Visual search: the latest technology wanting brands’ attention
Visual search is the latest beast tech companies are racing to conquer in 2015. Image recognition and augmented reality platform Blippar demoed the world’s first proprietary mobile visual search capability this week at South By Southwest, while audio search app Shazam is planning to launch visual search mid-year.
The relaunched Blippar app (available in April 2015 on iOS and Android), allows users to ‘blip’ objects via their smartphone cameras to activate digital search.
Since its launch in the UK in 2011, Blippar has offered augmented reality and 3D experiences on products through users’ phones.
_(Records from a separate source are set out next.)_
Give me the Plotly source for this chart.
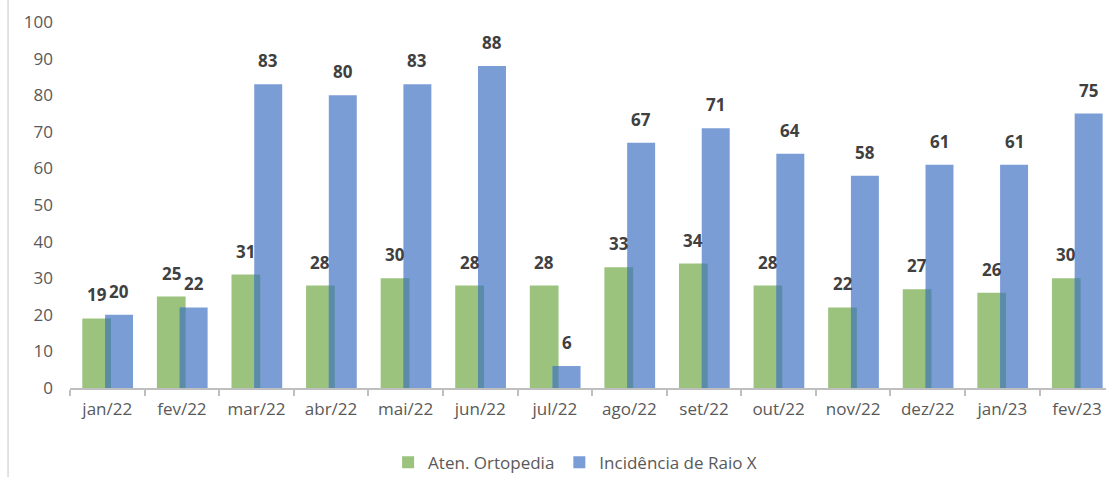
import plotly.graph_objects as go

# -----------------------------
# Data
# -----------------------------
meses = ['jan/22', 'fev/22', 'mar/22', 'abr/22', 'mai/22', 'jun/22', 'jul/22',
         'ago/22', 'set/22', 'out/22', 'nov/22', 'dez/22', 'jan/23', 'fev/23']
ortopedia = [19, 25, 31, 28, 30, 28, 28, 33, 34, 28, 22, 27, 26, 30]
raio_x = [20, 22, 83, 80, 83, 88, 6, 67, 71, 64, 58, 61, 61, 75]

GREEN = '#9BC37E'
BLUE = '#7B9DD6'
OVERLAP = '#5A8CA8'

# bar geometry (in category units)
g_off, g_w = -0.335, 0.385
b_off, b_w = -0.03, 0.375

fig = go.Figure()
fig.add_trace(go.Bar(x=meses, y=ortopedia, name='Aten. Ortopedia',
                     marker=dict(color=GREEN, line=dict(width=0)),
                     offset=g_off, width=g_w))
fig.add_trace(go.Bar(x=meses, y=raio_x, name='Incidência de Raio X',
                     marker=dict(color=BLUE, line=dict(width=0)),
                     offset=b_off, width=b_w))
# darker strip where the two bars overlap
fig.add_trace(go.Bar(x=meses, y=[min(a, b) for a, b in zip(ortopedia, raio_x)],
                     marker=dict(color=OVERLAP, line=dict(width=0)),
                     offset=b_off, width=g_off + g_w - b_off,
                     showlegend=False, hoverinfo='skip'))

# value labels
annotations = []
for i, (a, b) in enumerate(zip(ortopedia, raio_x)):
    for val, off, w in ((a, g_off, g_w), (b, b_off, b_w)):
        annotations.append(dict(x=i + off + w / 2, y=val, xref='x', yref='y',
                                text=f'<b>{val}</b>', showarrow=False,
                                yanchor='bottom', yshift=10,
                                font=dict(size=17, color='#404040',
                                          family='Open Sans')))

fig.update_layout(
    width=1106, height=477,
    barmode='overlay',
    plot_bgcolor='white', paper_bgcolor='white',
    margin=dict(l=70, r=0, t=22, b=89),
    font=dict(family='Open Sans', size=17, color='#595959'),
    annotations=annotations,
    showlegend=True,
    legend=dict(orientation='h', xref='container', yref='container',
                x=0.52, xanchor='center', y=0.03, yanchor='middle',
                font=dict(size=17, color='#595959'), itemwidth=30,
                traceorder='normal'),
    shapes=[dict(type='line', xref='paper', yref='paper',
                 x0=-0.0598, x1=-0.0598, y0=-0.243, y1=1.07,
                 line=dict(color='#D9D9D9', width=1.5))],
)
fig.update_xaxes(range=[-0.5, 13.39], showline=True, linecolor='#BFBFBF', linewidth=2,
                 ticks='outside', tickson='boundaries', ticklen=6, tickcolor='#BFBFBF',
                 tickwidth=2, showgrid=False, ticklabelstandoff=5,
                 tickfont=dict(size=17, color='#595959'))
fig.update_yaxes(range=[0, 100], dtick=10, showgrid=False, showline=False,
                 zeroline=False, ticklabelstandoff=16,
                 tickfont=dict(size=17, color='#595959'))

fig.write_html('out.html', config={'displayModeBar': False},
               post_script="document.body.style.margin='0';")
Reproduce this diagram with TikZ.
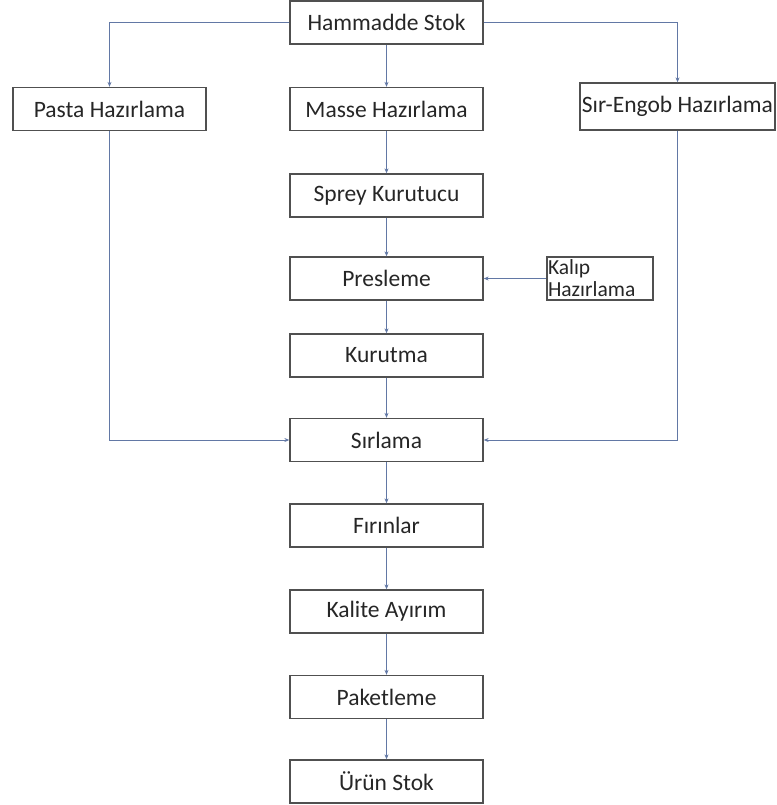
\documentclass[tikz,border=0pt]{standalone}
\usepackage{fontspec}
\setmainfont{Carlito}
\usetikzlibrary{arrows.meta}

\definecolor{flowline}{RGB}{98,120,165}
\definecolor{boxline}{RGB}{80,80,80}

\tikzset{
  stepbox/.style={draw=boxline, line width=1.3pt, minimum width=193, minimum height=43,
    inner sep=1, text=black!85, font=\fontsize{23.5}{26}\selectfont},
  flow/.style={draw=flowline, line width=1pt, -{Stealth[length=5pt,width=4pt]}}
}

\begin{document}
\begin{tikzpicture}[x=1pt,y=-1pt]
\useasboundingbox (0,0) rectangle (776,805);
\node[stepbox] (ham) at (386.5,22.5) {Hammadde Stok};
\node[stepbox] (pasta) at (109.5,109) {Pasta Hazırlama};
\node[stepbox] (masse) at (386.5,109) {Masse Hazırlama};
\node[stepbox, minimum width=195, minimum height=47, inner sep=0] (sir) at (677.5,106.5) {Sır-Engob Hazırlama};
\node[stepbox] (sprey) at (386.5,195.5) {Sprey Kurutucu};
\node[stepbox] (pres) at (386.5,278.5) {Presleme};
\node[stepbox, minimum width=106, text width=104, inner sep=0, align=left,
  font=\fontsize{21.5}{22}\selectfont] (kalip) at (600,278.5) {Kalıp\\Hazırlama};
\node[stepbox] (kur) at (386.5,355.5) {Kurutma};
\node[stepbox] (sirl) at (386.5,440) {Sırlama};
\node[stepbox] (firin) at (386.5,525.5) {Fırınlar};
\node[stepbox] (kalite) at (386.5,611.5) {Kalite Ayırım};
\node[stepbox] (paket) at (386.5,697) {Paketleme};
\node[stepbox] (urun) at (386.5,781.5) {Ürün Stok};

\path[flow] (ham.west) -| (pasta.north);
\path[flow] (ham.east) -| (sir.north);
\path[flow] (ham) -- (masse);
\path[flow] (masse) -- (sprey);
\path[flow] (sprey) -- (pres);
\path[flow] (kalip) -- (pres);
\path[flow] (pres) -- (kur);
\path[flow] (kur) -- (sirl);
\path[flow] (pasta.south) |- (sirl.west);
\path[flow] (sir.south) |- (sirl.east);
\path[flow] (sirl) -- (firin);
\path[flow] (firin) -- (kalite);
\path[flow] (kalite) -- (paket);
\path[flow] (paket) -- (urun);
\end{tikzpicture}
\end{document}
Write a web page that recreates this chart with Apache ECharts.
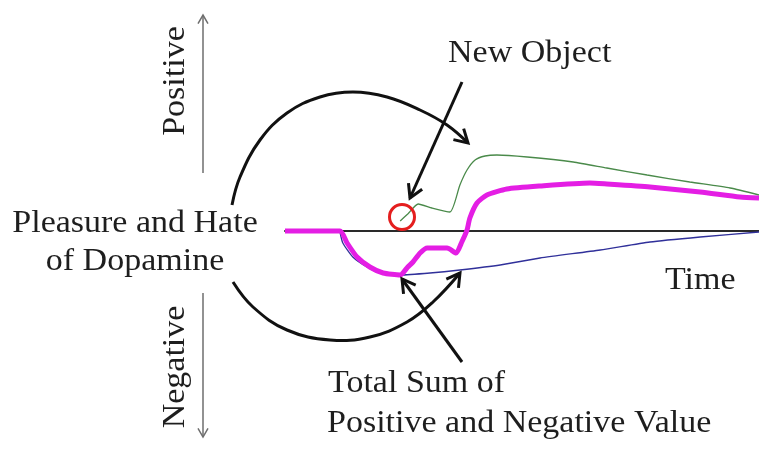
<!DOCTYPE html>
<html>
<head>
<meta charset="utf-8">
<title>Pleasure and Hate of Dopamine</title>
<script src="https://cdn.jsdelivr.net/npm/echarts@6/dist/echarts.min.js"></script>
<style>
  html, body { margin: 0; padding: 0; background: #ffffff; }
  #chart { width: 759px; height: 449px; }
</style>
</head>
<body>
<div id="chart"></div>
<script>
// Time runs 0..100 (arbitrary units); response value runs -100..100.
var positiveTime  = [24.3, 25.9, 28.1, 31.0, 34.8, 36.9, 38.4, 40.1, 42.2, 44.7, 51.1, 60.8, 67.9, 76.4, 85.4, 93.9, 100];
var positiveValue = [5, 8.5, 13.5, 11.5, 9.5, 23, 30.5, 35.5, 37.5, 38, 37, 34.5, 31.5, 28, 24.5, 21.5, 18];

var negativeTime  = [11.6, 12.2, 14.3, 17.3, 20.0, 24.3, 30.6, 36.9, 45.4, 53.8, 66.5, 77.0, 87.6, 100];
var negativeValue = [-0.5, -6, -13, -18, -21, -22, -21, -19.5, -17, -13.5, -9.5, -5.5, -3, -0.5];

var totalTime  = [0, 11.6, 13.1, 15.2, 17.9, 20.7, 24.3, 25.9, 27.0, 28.5, 30.0, 34.2, 36.1, 37.3, 38.4, 39.0, 40.5, 42.6, 46.8, 53.8, 64.3, 67.9, 77.0, 87.6, 96.0, 100];
var totalValue = [0, 0, -6, -13, -18, -21, -22, -18, -15.5, -11, -8.5, -8.5, -11, -5.5, 0.5, 6.5, 14, 18, 21, 22.5, 24, 23.5, 22, 19.5, 17, 16.5];

var labels = {
  title: 'New Object',
  left1: 'Pleasure and Hate',
  left2: 'of Dopamine',
  up: 'Positive',
  down: 'Negative',
  time: 'Time',
  sum1: 'Total Sum of',
  sum2: 'Positive and Negative Value'
};

function pairs(xs, ys) {
  return xs.map(function (x, i) { return [x, ys[i]]; });
}

var FONT = '"Liberation Serif", "DejaVu Serif", serif';
var INK = '#1e1e1e';

function textEl(str, x, y, align, rotation) {
  return {
    type: 'text',
    x: x, y: y,
    rotation: rotation || 0,
    scaleY: 0.92,
    style: {
      text: str,
      x: 0, y: 0,
      fill: INK,
      font: '34px ' + FONT,
      textAlign: align || 'left',
      textVerticalAlign: 'middle'
    },
    z: 10
  };
}

// open chevron arrowhead at tip, pointing away from 'from'
function chevron(tip, from, len, color, width) {
  var dx = tip[0] - from[0], dy = tip[1] - from[1];
  var d = Math.sqrt(dx * dx + dy * dy);
  var ux = dx / d, uy = dy / d;
  var a = Math.PI / 6;
  function rot(ang) {
    var c = Math.cos(ang), s = Math.sin(ang);
    return [tip[0] - len * (ux * c - uy * s), tip[1] - len * (ux * s + uy * c)];
  }
  return {
    type: 'polyline',
    shape: { points: [rot(a), tip, rot(-a)] },
    style: { stroke: color, lineWidth: width, fill: null, lineJoin: 'miter' },
    z: 10
  };
}

function line(p1, p2, color, width) {
  return {
    type: 'line',
    shape: { x1: p1[0], y1: p1[1], x2: p2[0], y2: p2[1] },
    style: { stroke: color, lineWidth: width },
    z: 10
  };
}

function curve(points, color, width) {
  return {
    type: 'polyline',
    shape: { points: points, smooth: 0.4 },
    style: { stroke: color, lineWidth: width, fill: null },
    z: 10
  };
}

var upperArc = [[232, 205], [240, 177], [260, 140], [287, 113], [320, 97], [353, 92], [387, 97], [420, 110], [447, 125], [468, 143]];
var lowerArc = [[233, 282], [253, 307], [287, 330], [330, 340], [370, 337], [407, 322], [433, 302], [460, 273]];

var graphics = [
  // vertical value arrow
  line([203, 15], [203, 173], '#6e6e6e', 1.5),
  chevron([203, 15], [203, 40], 10, '#6e6e6e', 1.5),
  line([203, 293], [203, 437], '#6e6e6e', 1.5),
  chevron([203, 437], [203, 410], 10, '#6e6e6e', 1.5),

  textEl(labels.up, 176, 81, 'center', Math.PI / 2),
  textEl(labels.down, 176, 367, 'center', Math.PI / 2),

  textEl(labels.left1, 135, 224, 'center'),
  textEl(labels.left2, 135, 262, 'center'),
  textEl(labels.title, 448, 54, 'left'),
  textEl(labels.time, 665, 281, 'left'),
  textEl(labels.sum1, 328, 384, 'left'),
  textEl(labels.sum2, 327, 424, 'left'),

  // swinging arcs
  curve(upperArc, '#111', 3),
  chevron([468, 143], [452, 128], 15, '#111', 3),
  curve(lowerArc, '#111', 3),
  chevron([460, 273], [447, 291], 15, '#111', 3),

  // pointer arrows
  line([462, 82], [410, 198], '#111', 3),
  chevron([410, 198], [462, 82], 15, '#111', 3),
  line([462, 362], [402, 279], '#111', 3),
  chevron([402, 279], [462, 362], 15, '#111', 3),

  // onset marker
  {
    type: 'circle',
    shape: { cx: 402, cy: 217, r: 12.5 },
    style: { stroke: '#e41e1e', lineWidth: 3, fill: null },
    z: 11
  }
];

var chart = echarts.init(document.getElementById('chart'), null, { renderer: 'canvas' });
chart.setOption({
  animation: false,
  backgroundColor: '#ffffff',
  grid: { left: 285, right: 0, top: 31, bottom: 18 },
  xAxis: {
    type: 'value', min: 0, max: 100,
    axisLine: { show: true, onZero: true, lineStyle: { color: '#2a2a2a', width: 2 } },
    axisTick: { show: false }, axisLabel: { show: false }, splitLine: { show: false }
  },
  yAxis: {
    type: 'value', min: -100, max: 100, show: false,
    splitLine: { show: false }
  },
  series: [
    {
      name: 'Positive', type: 'line', data: pairs(positiveTime, positiveValue),
      showSymbol: false, smooth: 0.2,
      lineStyle: { color: '#4a8a4a', width: 1.3 }, z: 3
    },
    {
      name: 'Negative', type: 'line', data: pairs(negativeTime, negativeValue),
      showSymbol: false, smooth: 0.2,
      lineStyle: { color: '#30309a', width: 1.3 }, z: 3
    },
    {
      name: 'Total', type: 'line', data: pairs(totalTime, totalValue),
      showSymbol: false, smooth: 0.2,
      lineStyle: { color: '#e41ee4', width: 5 }, z: 4
    }
  ],
  graphic: graphics
});
</script>
</body>
</html>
Its success in that area has fuelled this move into visual search.
Blippar creates “engaging branded experiences that are triggered by objects, magazine pages, advertisements and more”, says its CEO Ambarish Mitra.
The company has so far partnered with brands including Nestlé, Condé Nast, TIME Inc., Procter & Gamble, Kraft, Heinz, PepsiCo, Coca-Cola, Anheuser Busch and Jaguar.
Their content has been “blipped” by millions of users around the world, Mitra says.
The app will begin in visual search by “making all English-language album covers, fiction books, DVD covers and movie posters blippable”. Users who blip these items will see contextual, snackable information within the app.
“In the future, Blippar will add to its growing catalogue of blippable objects in stages, with the ultimate aim of making everything blippable – from an apple, to a chocolate bar, to a dog on the street, to the Eiffel Tower and beyond,” the company says.
Shazam regional sales director Steve Sos told Marketing recently that the audio search app is planning to expand into visual search mid-year.
The brand is partnering with Digimarc to take advantage of its print-to-digital technology, expanding on Shazam’s mission for ‘making traditional media clickable’ by providing gateways to content.
“That’s probably mid-year, probably June is what we’re aiming for,” Sos said.
“We’d love to work with local publishers and some of the outdoor guys on that solution.”
Although the company is staying true to its music heritage, Shazam is focusing on branching out to expand its relevance, which includes this new foray into visual search as well as into beacon technology.
“The basic premise is that idea of Shazam enabling multiple elements of the media mix – broadcast, both free-to-air and subscription, cinema, radio, pre-roll, increasingly now bricks and mortar, then as we start to expand into beacon-based players and visual, it starts to really complete the picture.”
Shazam currently offers its popular audio recognition technology to brands, inviting audiences to open the app to ‘Shazam’ to see digital content curated through the app.